Even after making syrup we had used only two fifths of our rosehip harvest so we decided the rest should become jam since mom had once before made rosehip jam and really liked it.
Although we consulted rosehip jam recipes and other jam recipes we ended up making up our own recipe. We started by preparing the rosehips the same way we had the last batch (taking off the stem and blossom end and chopping them). Then they went into a pan with a little water and simmered until they were all nice and soft. After a little time to cool we mashed them through a sieve with a spoon and collected the resulting puree in a bowl underneath the sieve. For good measure we took the pulp that had not made it through the sieve and repeated the process of simmering and squishing with it and got at least half as much pulp the second time around.
The pulp went into another pot to be simmered to a “jam-like” consistency but once we had added sugar we found it was already at the right consistency. How much sugar to add was a whole other matter though. The amounts given in some of the recipes we consulted just didn’t seem right so we used a ratio of sugar to pulp that seemed fairly consistent with most jam recipes in our canning book. We tasted it, decided it was perfect and poured it into sterilized jars and processed them.

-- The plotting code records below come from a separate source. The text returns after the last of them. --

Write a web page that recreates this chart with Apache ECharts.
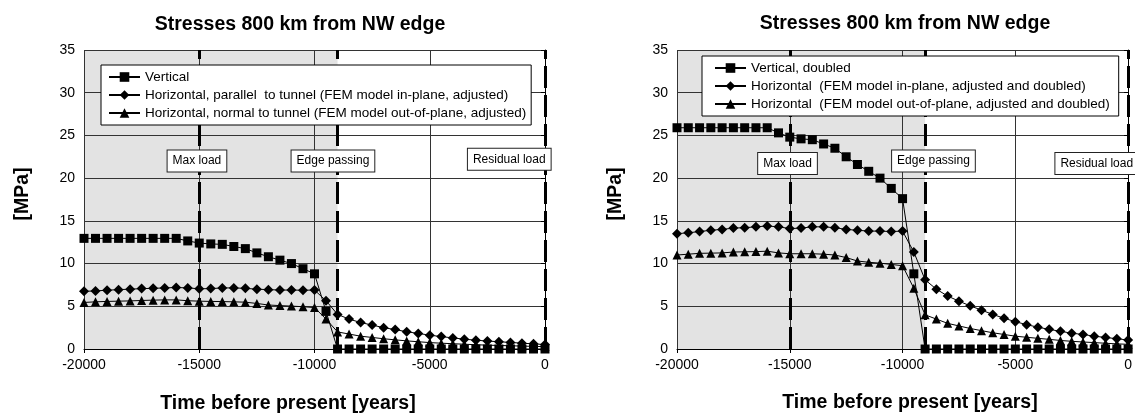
<!DOCTYPE html>
<html><head><meta charset="utf-8">
<script src="https://cdn.jsdelivr.net/npm/echarts@6/dist/echarts.min.js"></script>
<style>html,body{margin:0;padding:0;background:#fff}#c{width:1135px;height:414px}</style>
</head><body><div id="c"></div>
<script>
// ---- data ----
const years = [-20000,-19500,-19000,-18500,-18000,-17500,-17000,-16500,-16000,-15500,-15000,-14500,-14000,-13500,-13000,-12500,-12000,-11500,-11000,-10500,-10000,-9500,-9000,-8500,-8000,-7500,-7000,-6500,-6000,-5500,-5000,-4500,-4000,-3500,-3000,-2500,-2000,-1500,-1000,-500,0];

const leftVertical = [12.95,12.95,12.95,12.95,12.95,12.95,12.95,12.95,12.95,12.65,12.4,12.3,12.25,12.0,11.75,11.25,10.8,10.4,10.0,9.4,8.8,4.4,0,0,0,0,0,0,0,0,0,0,0,0,0,0,0,0,0,0,0];
const leftParallel = [6.75,6.8,6.88,6.95,7.0,7.07,7.1,7.15,7.2,7.15,7.05,7.07,7.15,7.15,7.1,7.0,6.95,6.9,6.9,6.88,6.9,5.65,4.05,3.5,3.1,2.8,2.5,2.27,2.02,1.82,1.62,1.45,1.3,1.15,1.03,0.93,0.85,0.77,0.68,0.6,0.52];
const leftNormal = [5.45,5.52,5.57,5.6,5.63,5.68,5.72,5.75,5.75,5.65,5.6,5.57,5.55,5.52,5.48,5.33,5.15,5.08,5.02,4.95,4.85,3.5,2.0,1.75,1.5,1.35,1.2,1.07,0.95,0.85,0.75,0.68,0.62,0.56,0.5,0.45,0.41,0.38,0.34,0.31,0.28];

const rightVertical = [25.9,25.9,25.9,25.9,25.9,25.9,25.9,25.9,25.9,25.3,24.8,24.6,24.5,24.0,23.5,22.5,21.6,20.8,20.0,18.8,17.6,8.8,0,0,0,0,0,0,0,0,0,0,0,0,0,0,0,0,0,0,0];
const rightInPlane = [13.5,13.6,13.75,13.9,14.0,14.15,14.2,14.3,14.4,14.3,14.1,14.15,14.3,14.3,14.2,14.0,13.9,13.8,13.8,13.75,13.8,11.35,8.1,7.0,6.2,5.6,5.05,4.55,4.05,3.6,3.2,2.85,2.55,2.3,2.07,1.85,1.7,1.5,1.35,1.2,1.05];
const rightOutPlane = [11.0,11.1,11.2,11.22,11.25,11.35,11.38,11.4,11.45,11.25,11.15,11.15,11.15,11.1,11.0,10.7,10.3,10.15,10.05,9.9,9.75,7.1,4.0,3.5,3.0,2.7,2.4,2.15,1.9,1.7,1.5,1.37,1.25,1.13,1.0,0.9,0.82,0.75,0.67,0.6,0.55];

const leftNames = ['Vertical', 'Horizontal, parallel  to tunnel (FEM model in-plane, adjusted)', 'Horizontal, normal to tunnel (FEM model out-of-plane, adjusted)'];
const rightNames = ['Vertical, doubled', 'Horizontal  (FEM model in-plane, adjusted and doubled)', 'Horizontal  (FEM model out-of-plane, adjusted and doubled)'];
const chartTitle = 'Stresses 800 km from NW edge';
const xTitle = 'Time before present [years]';
const yTitle = '[MPa]';

const eventLines = [-15000, -9000, 0];          // dashed vertical lines
const shadeRange = [-20000, -9000];             // grey ice-load period
const leftNotes = [['Max load', -15100, 22], ['Edge passing', -9200, 22], ['Residual load', -1550, 22.2]];
const rightNotes = [['Max load', -15100, 21.7], ['Edge passing', -8630, 22], ['Residual load', -1390, 21.7]];

// ---- chart ----
const FONT = '"Liberation Sans", Arial, sans-serif';
const chart = echarts.init(document.getElementById('c'), null, {renderer: 'canvas'});

function xAxisCfg(gi) {
  return {
    type: 'value', gridIndex: gi, min: -20000, max: 0, interval: 5000, z: 1,
    axisLine: {show: true, lineStyle: {color: '#000', width: 1}},
    axisTick: {show: true, length: 4, lineStyle: {color: '#000'}},
    axisLabel: {margin: 9, fontSize: 14, fontFamily: FONT, color: '#000', formatter: v => String(v)},
    splitLine: {show: true, lineStyle: {color: '#333', width: 1}}
  };
}
function yAxisCfg(gi) {
  return {
    type: 'value', gridIndex: gi, min: 0, max: 35, interval: 5, z: 1,
    axisLine: {show: true, lineStyle: {color: '#000', width: 1}},
    axisTick: {show: true, length: 4, lineStyle: {color: '#000'}},
    axisLabel: {margin: 9, fontSize: 14, fontFamily: FONT, color: '#000'},
    splitLine: {show: true, lineStyle: {color: '#333', width: 1}}
  };
}
const symbols = ['rect', 'diamond', 'triangle'];
const symSizes = [9, 10, 9];
function dataSeries(gi, names, arrays, notes) {
  const out = [];
  out.push({
    type: 'line', xAxisIndex: gi, yAxisIndex: gi, data: [], z: 0, silent: true,
    markArea: {silent: true, z: 0, itemStyle: {color: '#e3e3e3'},
      data: [[{xAxis: shadeRange[0]}, {xAxis: shadeRange[1]}]]}
  });
  arrays.forEach((arr, i) => {
    const s = {
      type: 'line', name: names[i], xAxisIndex: gi, yAxisIndex: gi, z: 2,
      data: years.map((y, k) => [y, arr[k]]),
      symbol: symbols[i], symbolSize: symSizes[i], showAllSymbol: true,
      lineStyle: {color: '#000', width: 1}, itemStyle: {color: '#000'},
      animation: false
    };
    if (i === 0) {
      s.markLine = {silent: true, z: 3, symbol: ['none', 'none'], label: {show: false},
        lineStyle: {color: '#000', width: 3, type: [22, 7]},
        data: eventLines.map(v => ({xAxis: v}))};
      s.markPoint = {silent: true, z: 10, symbol: 'rect', symbolSize: 1, itemStyle: {color: 'rgba(0,0,0,0)'},
        label: {show: true, position: 'inside', formatter: p => p.name, backgroundColor: '#fff',
          borderColor: '#222', borderWidth: 1, padding: [5, 5, 4, 5], fontSize: 12, fontFamily: FONT, color: '#000'},
        data: notes.map(n => ({name: n[0], coord: [n[1], n[2]]}))};
    }
    out.push(s);
  });
  return out;
}
function legendCfg(names, left, top, pad) {
  return {
    data: names, orient: 'vertical', left: left, top: top, selectedMode: false,
    backgroundColor: '#fff', borderColor: '#000', borderWidth: 1, padding: pad,
    itemWidth: 31, itemHeight: 12, itemGap: 4,
    textStyle: {fontSize: 13.5, fontFamily: FONT, color: '#000'}
  };
}
function txt(x, y, s, rot) {
  return {type: 'text', x: x, y: y, rotation: rot || 0, z: 100,
    style: {text: s, font: 'bold 19.5px ' + FONT, fill: '#000', textAlign: 'center', textVerticalAlign: 'middle'}};
}

chart.setOption({
  backgroundColor: '#fff',
  animation: false,
  grid: [
    {left: 84, top: 50, width: 461, height: 299},
    {left: 677, top: 50, width: 459, height: 299}
  ],
  xAxis: [xAxisCfg(0), xAxisCfg(1)],
  yAxis: [yAxisCfg(0), yAxisCfg(1)],
  legend: [legendCfg(leftNames, 101, 65, [5, 5, 5, 7]), legendCfg(rightNames, 702, 56, [5, 9, 5, 12])],
  series: [].concat(
    dataSeries(0, leftNames, [leftVertical, leftParallel, leftNormal], leftNotes),
    dataSeries(1, rightNames, [rightVertical, rightInPlane, rightOutPlane], rightNotes)
  ),
  graphic: [
    txt(300, 25, chartTitle), txt(905, 24, chartTitle),
    txt(288, 404, xTitle), txt(910, 403, xTitle),
    txt(23, 194, yTitle, Math.PI / 2), txt(616, 194, yTitle, Math.PI / 2)
  ]
});
</script></body></html>
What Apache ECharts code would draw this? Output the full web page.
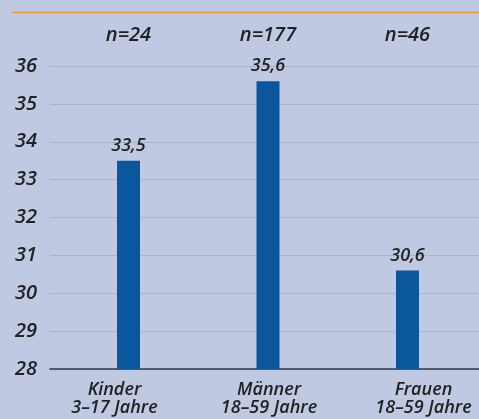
<!DOCTYPE html>
<html><head><meta charset="utf-8">
<script src="https://cdn.jsdelivr.net/npm/echarts@6/dist/echarts.min.js"></script>
<style>html,body{margin:0;padding:0;background:#bfc9e1}#c{width:479px;height:419px}</style>
</head><body><div id="c"></div>
<script>
const categories = ['Kinder\n3–17 Jahre', 'Männer\n18–59 Jahre', 'Frauen\n18–59 Jahre'];
const sampleSizes = ['n=24', 'n=177', 'n=46'];
const values = [33.5, 35.6, 30.6];
const yTicks = [28, 29, 30, 31, 32, 33, 34, 35, 36];

const FONT = '"Open Sans", Lato, sans-serif';
const chart = echarts.init(document.getElementById('c'));
const yMin = yTicks[0], yMax = yTicks[yTicks.length - 1];
chart.setOption({
  backgroundColor: '#bfc9e1',
  animation: false,
  graphic: [{
    type: 'line', shape: { x1: 12, y1: 12.5, x2: 479, y2: 12.5 },
    style: { stroke: '#f4943a', lineWidth: 1.6 }
  }],
  grid: [
    { left: 50, right: 0, top: 66, bottom: 50 },
    { left: 58.75, right: 1.75, top: 66, bottom: 50 },
    { left: 114.5, right: 55.5, top: 66, bottom: 50 }
  ],
  xAxis: [
    { gridIndex: 0, type: 'value', min: 0, max: 1, show: true,
      axisLine: { show: true, onZero: false, lineStyle: { color: '#333844', width: 1.5 } },
      axisTick: { show: false }, axisLabel: { show: false }, splitLine: { show: false } },
    { gridIndex: 1, type: 'category', data: sampleSizes, position: 'top', offset: 21,
      axisLine: { show: false }, axisTick: { show: false },
      axisLabel: { color: '#222', fontFamily: FONT, fontStyle: 'italic', fontWeight: 600,
        fontSize: 20, margin: 0 } },
    { gridIndex: 2, type: 'category', data: categories, boundaryGap: false,
      axisLine: { show: false }, axisTick: { show: false },
      axisLabel: { color: '#222', fontFamily: FONT, fontStyle: 'italic', fontWeight: 600,
        fontSize: 18, lineHeight: 18, margin: 12, interval: 0 } }
  ],
  yAxis: [
    { gridIndex: 0, type: 'value', min: yMin, max: yMax, interval: 1,
      axisLine: { show: false }, axisTick: { show: false },
      axisLabel: { color: '#222', fontFamily: FONT, fontStyle: 'italic', fontWeight: 600,
        fontSize: 20, margin: 13 },
      splitLine: { show: true, lineStyle: { color: '#adb3c2', width: 1 } } },
    { gridIndex: 1, type: 'value', min: yMin, max: yMax, show: false },
    { gridIndex: 2, type: 'value', min: yMin, max: yMax, show: false }
  ],
  series: [{
    type: 'bar', xAxisIndex: 1, yAxisIndex: 1, data: values, barWidth: 23,
    itemStyle: { color: '#0a579e' },
    label: { show: true, position: 'top', distance: 6, color: '#222', fontFamily: FONT,
      fontStyle: 'italic', fontWeight: 600, fontSize: 18,
      formatter: p => String(p.value).replace('.', ',') }
  }]
});
</script></body></html>
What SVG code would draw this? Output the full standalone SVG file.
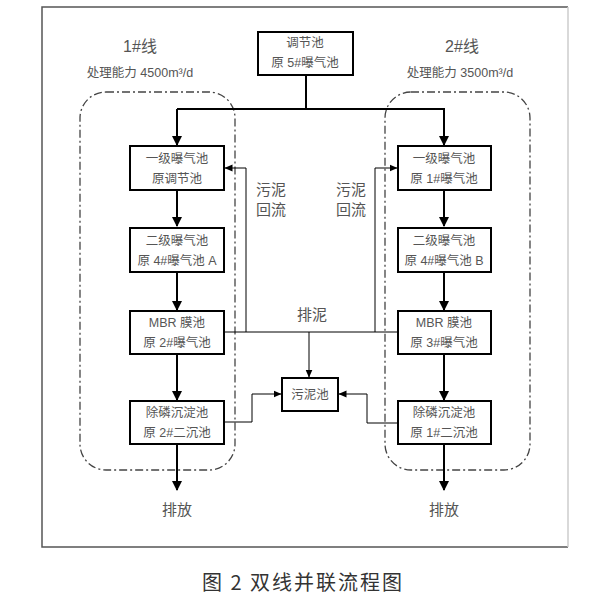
<svg xmlns="http://www.w3.org/2000/svg" width="591" height="602" viewBox="0 0 591 602">
<defs>
<marker id="ah" markerWidth="10" markerHeight="10" refX="9" refY="5" orient="auto" markerUnits="userSpaceOnUse"><path d="M0,0 L10,5 L0,10 Z" fill="#000"/></marker>
<marker id="as" markerWidth="8" markerHeight="8" refX="7.5" refY="4" orient="auto" markerUnits="userSpaceOnUse"><path d="M0,0.5 L8,4 L0,7.5 Z" fill="#000"/></marker>
<style>
.box{fill:#fff;stroke:#000;stroke-width:2}
.t{font-family:"Liberation Sans","Noto Sans CJK SC",sans-serif;font-size:12.5px;fill:#555;text-anchor:middle}
.lab{font-family:"Liberation Sans","Noto Sans CJK SC",sans-serif;font-size:15px;fill:#555;text-anchor:middle}
.main{fill:none;stroke:#000;stroke-width:2}
.thin{fill:none;stroke:#000;stroke-width:1}
.zone{fill:none;stroke:#444;stroke-width:1.3;stroke-dasharray:8 3 2 3}
</style>
</defs>
<rect x="0" y="0" width="591" height="602" fill="#fff"/>
<path d="M568,7 L42,7 L42,547 L568,547" fill="none" stroke="#555" stroke-width="1.5"/>
<line x1="568" y1="7" x2="568" y2="547" stroke="#ccc" stroke-width="1.5"/>

<g id="zones">
<rect class="zone" x="80" y="92" width="155" height="378" rx="26"/>
<rect class="zone" x="385" y="92" width="145" height="378" rx="26"/>
</g>

<g id="labels">
<text class="lab" x="140" y="52" style="font-size:16px">1#线</text>
<text class="t" x="140" y="77">处理能力 4500m³/d</text>
<text class="lab" x="462" y="52" style="font-size:16px">2#线</text>
<text class="t" x="460" y="77">处理能力 3500m³/d</text>
<text class="lab" x="271" y="195">污泥</text>
<text class="lab" x="271" y="215">回流</text>
<text class="lab" x="351" y="195">污泥</text>
<text class="lab" x="351" y="215">回流</text>
<text class="lab" x="312" y="320">排泥</text>
<text class="lab" x="177" y="515">排放</text>
<text class="lab" x="444" y="515">排放</text>
</g>

<g id="connectors">
<path class="main" d="M306,75 V109"/>
<path class="main" d="M177,109 H445"/>
<path class="main" d="M177,109 V145" marker-end="url(#ah)"/>
<path class="main" d="M444,109 V145" marker-end="url(#ah)"/>
<path class="main" d="M177,190 V226" marker-end="url(#ah)"/>
<path class="main" d="M444,190 V226" marker-end="url(#ah)"/>
<path class="main" d="M177,272 V310" marker-end="url(#ah)"/>
<path class="main" d="M444,272 V310" marker-end="url(#ah)"/>
<path class="main" d="M177,354 V400" marker-end="url(#ah)"/>
<path class="main" d="M444,354 V400" marker-end="url(#ah)"/>
<path class="main" d="M177,444 V490" marker-end="url(#ah)"/>
<path class="main" d="M444,444 V490" marker-end="url(#ah)"/>
<path class="thin" d="M224,332 H397"/>
<path class="thin" d="M246,332 V168 H225" marker-end="url(#as)"/>
<path class="thin" d="M375,332 V168 H397" marker-end="url(#as)"/>
<path class="thin" d="M309,332 V377" marker-end="url(#as)"/>
<path class="thin" d="M224,422 H252 V394 H281" marker-end="url(#as)"/>
<path class="thin" d="M397,423 H367 V394 H339" marker-end="url(#as)"/>
</g>

<g id="n_top"><rect class="box" x="258" y="32" width="95" height="43"/><text class="t" x="305" y="47">调节池</text><text class="t" x="305" y="67">原 5#曝气池</text></g>

<g id="n_l1"><rect class="box" x="130" y="146" width="94" height="44"/><text class="t" x="177" y="163">一级曝气池</text><text class="t" x="177" y="183">原调节池</text></g>
<g id="n_l2"><rect class="box" x="130" y="228" width="94" height="44"/><text class="t" x="177" y="245">二级曝气池</text><text class="t" x="177" y="265">原 4#曝气池 A</text></g>
<g id="n_l3"><rect class="box" x="130" y="311" width="94" height="43"/><text class="t" x="177" y="327">MBR 膜池</text><text class="t" x="177" y="347">原 2#曝气池</text></g>
<g id="n_l4"><rect class="box" x="130" y="401" width="94" height="43"/><text class="t" x="177" y="417">除磷沉淀池</text><text class="t" x="177" y="437">原 2#二沉池</text></g>

<g id="n_r1"><rect class="box" x="398" y="146" width="93" height="44"/><text class="t" x="444" y="163">一级曝气池</text><text class="t" x="444" y="183">原 1#曝气池</text></g>
<g id="n_r2"><rect class="box" x="398" y="228" width="93" height="44"/><text class="t" x="444" y="245">二级曝气池</text><text class="t" x="444" y="265">原 4#曝气池 B</text></g>
<g id="n_r3"><rect class="box" x="398" y="311" width="93" height="43"/><text class="t" x="444" y="327">MBR 膜池</text><text class="t" x="444" y="347">原 3#曝气池</text></g>
<g id="n_r4"><rect class="box" x="398" y="401" width="93" height="43"/><text class="t" x="444" y="417">除磷沉淀池</text><text class="t" x="444" y="437">原 1#二沉池</text></g>

<g id="n_sludge"><rect class="box" x="282" y="378" width="56" height="33"/><text class="t" x="310" y="399">污泥池</text></g>

<text x="303" y="590" style="font-family:'Noto Sans CJK SC','Liberation Sans',sans-serif;font-size:20px;fill:#333;text-anchor:middle;letter-spacing:2px">图 2 双线并联流程图</text>
</svg>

From 3 pounds of rosehips we ended up with 2.5 eight ounce jars. Although this ratio seems pretty pathetic to me I just remind myself that since the rosehips were foraged the only real expenditure was time (and the negligible cost of sugar). And since we enjoy doing this sort of thing I’ll just have to think of it as a nearly free form of entertainment. (Otherwise I might go crazy thinking about the fact that I spent three days picking and preserving rosehips and all I ended up with was a few jars of jam and syrup.)